Au total, 90 millions d'euros en année pleine sont donc attendus de l'entrée en vigueur du présent article.
On ne peut manquer de relever le caractère très limité du rendement financier de cette mesure au regard des dispositions proposées par le présent projet de loi de finances rectificative , une marge de manoeuvre de l'ordre de 11 milliards d'euros étant attendue au total. Sur ce montant, le présent article représente 0,008 % du gain espéré.
D. UN IMPACT ÉCONOMIQUE CONTESTÉ
Le dispositif proposé par le présent article est, sans surprise, contesté par les professionnels. Le Syndicat national des espaces de loisirs, d'attractions et culturels (SNELAC) a ainsi souligné que « les parcs de loisirs sont l'incarnation d'un tourisme de proximité, accessible à tous quand on ne peut pas se payer de vacances coûteuses ».

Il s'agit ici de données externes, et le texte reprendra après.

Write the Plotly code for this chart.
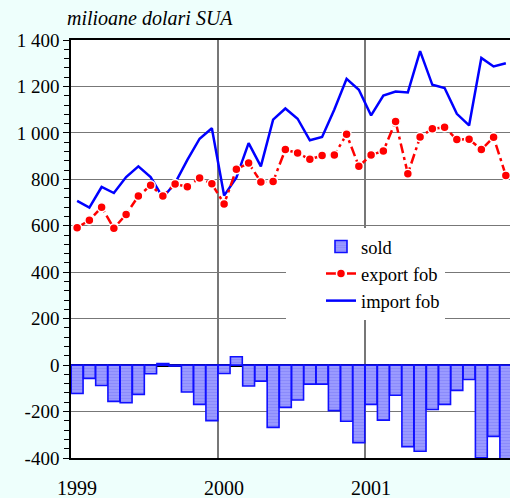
import plotly.graph_objects as go

months = list(range(36))
year_labels = ["1999", "2000", "2001"]
year_ticks = [0, 12, 24]
year_bounds = [-0.5, 11.5, 23.5, 35.5]

sold = [-122, -57, -88, -156, -162, -126, -37, 7, -4, -116, -169, -239,
        -36, 36, -90, -69, -268, -182, -150, -82, -82, -196, -242, -334,
        -169, -237, -130, -351, -371, -191, -169, -109, -62, -399, -307, -423]
export_fob = [592, 624, 680, 589, 649, 728, 774, 728, 780, 768, 806, 781,
              694, 843, 870, 789, 791, 928, 913, 886, 903, 905, 994, 856,
              905, 922, 1049, 824, 982, 1018, 1024, 971, 973, 928, 981, 817]
import_fob = [707, 678, 767, 741, 810, 856, 810, 721, 784, 884, 975, 1020,
              730, 807, 956, 856, 1057, 1105, 1061, 968, 982, 1101, 1233, 1186,
              1075, 1161, 1178, 1174, 1352, 1207, 1193, 1082, 1032, 1323, 1286, 1300]

y_ticks = [-400, -200, 0, 200, 400, 600, 800, 1000, 1200, 1400]
y_labels = ["-400", "-200", "0", "200", "400", "600", "800", "1 000", "1 200", "1 400"]

FONT = "Liberation Serif"

fig = go.Figure()
fig.add_trace(go.Bar(
    x=months, y=sold, name="sold", legendrank=1,
    marker=dict(color="#8c8cff", line=dict(color="#1010ff", width=1.6),
                pattern=dict(shape="-", fgcolor="#7a7af8", bgcolor="#9c9cff",
                             size=3, solidity=0.4)),
))
fig.add_trace(go.Scatter(
    x=months, y=import_fob, name="import fob", legendrank=3, mode="lines",
    line=dict(color="#0000ff", width=2.5),
))
fig.add_trace(go.Scatter(
    x=months, y=export_fob, name="export fob", legendrank=2, mode="lines+markers",
    line=dict(color="#ff0000", width=2.5, dash="10px,4px,3px,4px"),
    marker=dict(color="#ff0000", size=9, line=dict(color="white", width=1.5)),
))

fig.update_layout(
    width=510, height=498,
    margin=dict(l=71, r=0, t=40, b=40, autoexpand=False),
    paper_bgcolor="#eefffc", plot_bgcolor="white",
    font=dict(family=FONT, size=19, color="black"),
    bargap=0.03,
    showlegend=True,
    title=dict(text="milioane dolari SUA", x=67/510, xanchor="left",
               y=1 - 18/498, yanchor="middle", automargin=False,
               font=dict(family=FONT, size=20, style="italic")),
    legend=dict(x=(286-71)/439, y=(458-228)/418, xanchor="left", yanchor="top",
                bgcolor="white", borderwidth=0, indentation=35,
                font=dict(family=FONT, size=18.5), tracegroupgap=0),
)
fig.update_xaxes(
    range=[-0.5, 35.34], tickmode="array", tickvals=year_ticks, ticktext=year_labels,
    ticks="", ticklabelstandoff=11, showgrid=False, zeroline=False, automargin=False,
    tickfont=dict(size=20),
    showline=True, linecolor="black", linewidth=1.5, mirror=True,
    minor=dict(tickmode="array", tickvals=year_bounds, showgrid=True,
               gridcolor="#777777", gridwidth=1.5, ticks=""),
)
fig.update_yaxes(
    range=[-400, 1400], tickmode="array", tickvals=y_ticks, ticktext=y_labels,
    ticks="outside", ticklen=6, tickcolor="black", tickwidth=1.2, automargin=False,
    showgrid=True, gridcolor="#777777", gridwidth=1.2,
    zeroline=True, zerolinecolor="black", zerolinewidth=2.5,
    showline=True, linecolor="black", linewidth=1.5,
    minor=dict(dtick=40, tick0=0, ticks="outside", ticklen=5, tickcolor="black",
               showgrid=False),
)

fig.write_html("out.html",
               config={"displayModeBar": False},
               post_script="document.body.style.margin='0px';"
                           "document.body.style.overflow='hidden';")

Le SNELAC a par ailleurs rappelé que le secteur des parcs à thème constitue « un acteur majeur de l'économie touristique, représentant 70 millions de visites annuelles, un chiffre d'affaires de 2,3 milliards d'euros, 23 000 salariés directs et 100 000 emplois directs, indirects ou induits ».

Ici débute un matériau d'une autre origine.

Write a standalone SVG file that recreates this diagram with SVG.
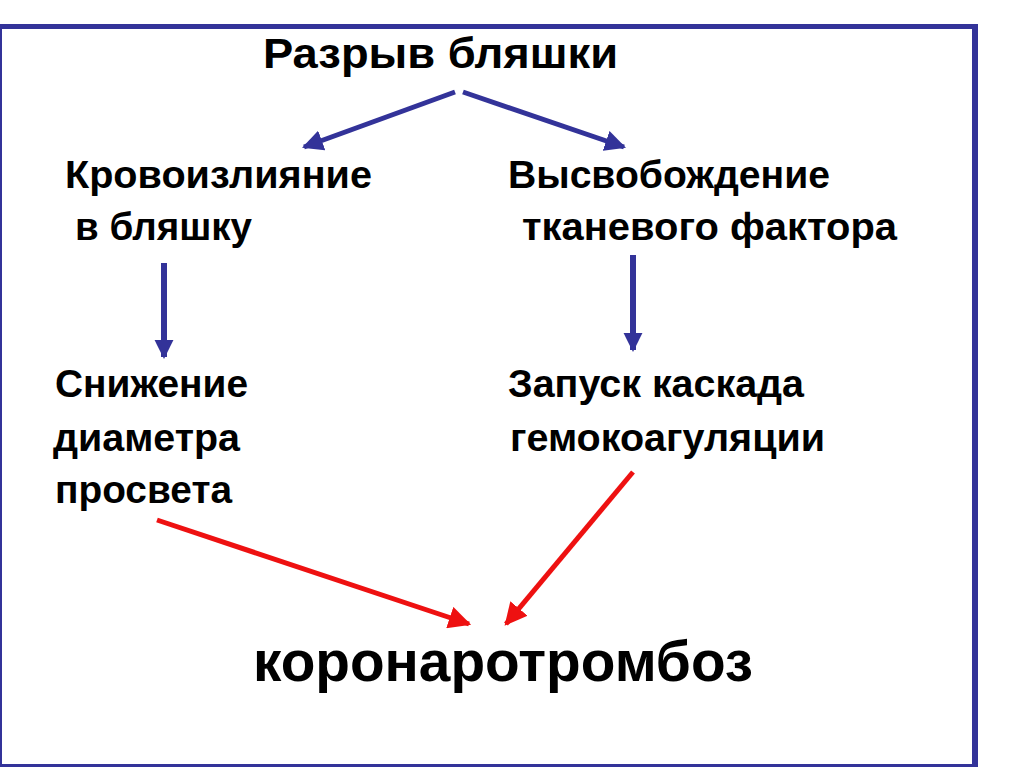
<svg xmlns="http://www.w3.org/2000/svg" width="1024" height="767" viewBox="0 0 1024 767">
<style>
text{font-family:"Liberation Sans",Arial,sans-serif;font-weight:bold;fill:#000}
.t{font-size:38px}
.b{stroke:#333399;stroke-width:5;fill:none}
.r{stroke:#ee1111;stroke-width:5;fill:none}
</style>
<defs>
<marker id="hb" viewBox="0 0 10 10" refX="9" refY="5" markerWidth="4.2" markerHeight="4.2" markerUnits="strokeWidth" orient="auto"><path d="M0,0L10,5L0,10z" fill="#333399"/></marker>
<marker id="hb2" viewBox="0 0 10 10" refX="9" refY="5" markerWidth="3.2" markerHeight="3.2" markerUnits="strokeWidth" orient="auto"><path d="M0,0L10,5L0,10z" fill="#333399"/></marker>
<marker id="hr" viewBox="0 0 10 10" refX="9" refY="5" markerWidth="4.5" markerHeight="4.5" markerUnits="strokeWidth" orient="auto"><path d="M0,0L10,5L0,10z" fill="#ee1111"/></marker>
</defs>
<rect width="1024" height="767" fill="#fff"/>
<g id="frame" fill="#333399">
<rect x="0" y="24" width="978" height="5"/>
<rect x="972" y="24" width="6" height="743"/>
<rect x="0" y="24" width="2" height="743"/>
<rect x="0" y="764" width="978" height="3"/>
</g>
<g id="connectors">
<line class="b" x1="455" y1="92" x2="304" y2="147" marker-end="url(#hb)"/>
<line class="b" x1="463" y1="92" x2="624" y2="147" marker-end="url(#hb)"/>
<line class="b" x1="164" y1="263" x2="164" y2="357" style="stroke-width:6" marker-end="url(#hb2)"/>
<line class="b" x1="633" y1="255" x2="633" y2="350" style="stroke-width:6" marker-end="url(#hb2)"/>
<line class="r" x1="157" y1="520" x2="469" y2="624" marker-end="url(#hr)"/>
<line class="r" x1="633" y1="472" x2="506" y2="624" marker-end="url(#hr)"/>
</g>
<g id="n-rupture"><text x="263" y="68" font-size="43" textLength="355" lengthAdjust="spacingAndGlyphs">Разрыв бляшки</text></g>
<g id="n-hemorrhage"><text class="t" x="65" y="188" textLength="307" lengthAdjust="spacingAndGlyphs">Кровоизлияние</text><text class="t" x="75" y="240" textLength="177" lengthAdjust="spacingAndGlyphs">в бляшку</text></g>
<g id="n-release"><text class="t" x="508" y="188" textLength="322" lengthAdjust="spacingAndGlyphs">Высвобождение</text><text class="t" x="522" y="240" textLength="375" lengthAdjust="spacingAndGlyphs">тканевого фактора</text></g>
<g id="n-lumen"><text class="t" x="55" y="397" textLength="193" lengthAdjust="spacingAndGlyphs">Снижение</text><text class="t" x="53" y="451" textLength="187" lengthAdjust="spacingAndGlyphs">диаметра</text><text class="t" x="55" y="503" textLength="177" lengthAdjust="spacingAndGlyphs">просвета</text></g>
<g id="n-cascade"><text class="t" x="508" y="397" textLength="296" lengthAdjust="spacingAndGlyphs">Запуск каскада</text><text class="t" x="510" y="451" textLength="315" lengthAdjust="spacingAndGlyphs">гемокоагуляции</text></g>
<g id="n-thrombosis"><text x="253" y="681" font-size="58" textLength="500" lengthAdjust="spacingAndGlyphs">коронаротромбоз</text></g>
</svg>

Cependant, l'évaluation préalable du présent article réalisée par le Gouvernement souligne que « le prix du seul billet d'entrée dans un parc à thème, zoologique ou botanique ne représente qu'une fraction des dépenses totales qui sont en pratique supportées par les clients à l'occasion de leur visite dans ces lieux ».
Par ailleurs, une partie de la clientèle de ces parcs, notamment dans le cas des parcs à thème, est souvent une clientèle touristique (parfois étrangère) captive et pour laquelle le coût marginal du prix du billet d'entrée pourrait n'avoir que peu d'incidence sur la décision d'achat.

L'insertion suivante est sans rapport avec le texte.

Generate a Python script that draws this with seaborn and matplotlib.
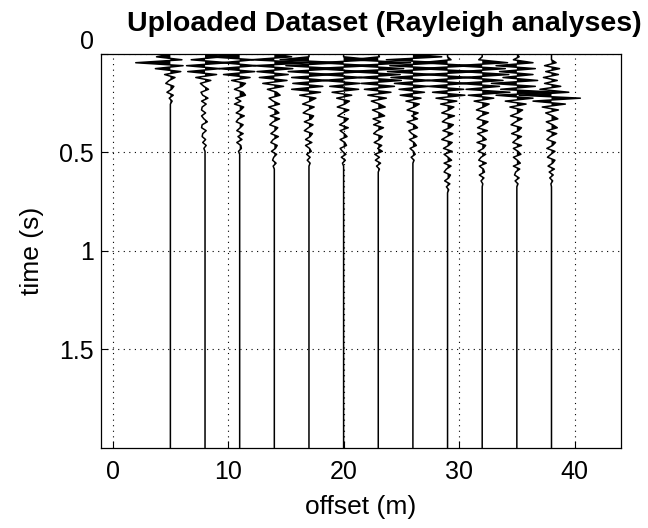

S'agissant de la première remise en cause d'une niche en matière de TVA, son ciblage sur un dispositif représentant un enjeu financier limité et peu susceptible de désorganiser économiquement le secteur n'est donc pas critiquable.
E. LA PERSPECTIVE D'UN TAUX INTERMÉDIAIRE DE TVA ?
La directive TVA du 28 novembre 2006 ouvre la possibilité aux Etats membres de créer un ou deux taux réduits de TVA (nécessairement supérieurs à 5 %). La France n'ayant instauré, à ce jour, qu'un seul taux réduit (à 5,5 %), elle dispose donc de la faculté de s'appuyer sur un second taux, hypothèse couramment évoquée sous le vocable de « taux intermédiaire ».
Votre commission a déjà eu l'occasion, à plusieurs reprises (TVA dans la restauration, TVA pour les travaux dans le bâtiment, TVA équine...), de rappeler cette opportunité et de souligner l'intérêt qu'elle pourrait présenter 136 ( * ) .
Le secteur des activités de loisirs, qui se caractérise par une certaine diversité des taux de TVA applicables, pourrait fournir un nouveau terrain judicieux de mise en oeuvre d'un taux intermédiaire de TVA .
Décision de la commission : votre commission vous propose de confirmer la suppression de cet article.
* 129 Conformément à la proposition n° 56 du rapport du Conseil des prélèvements obligatoires sur « les entreprises et les "niches" fiscales et sociales », publié en octobre 2010.
* 130 Pour les détails du dispositifs, se reporter au commentaire de l'article.
* 131 Sénat, rapport d'information n° 553 (2010-2011).
* 132 Idem.
* 133 Idem.
* 134 Sur la base de l'année 2009.
* 135 A l'exception de ceux qui sont donnés dans les établissements où il est d'usage de consommer pendant les séances.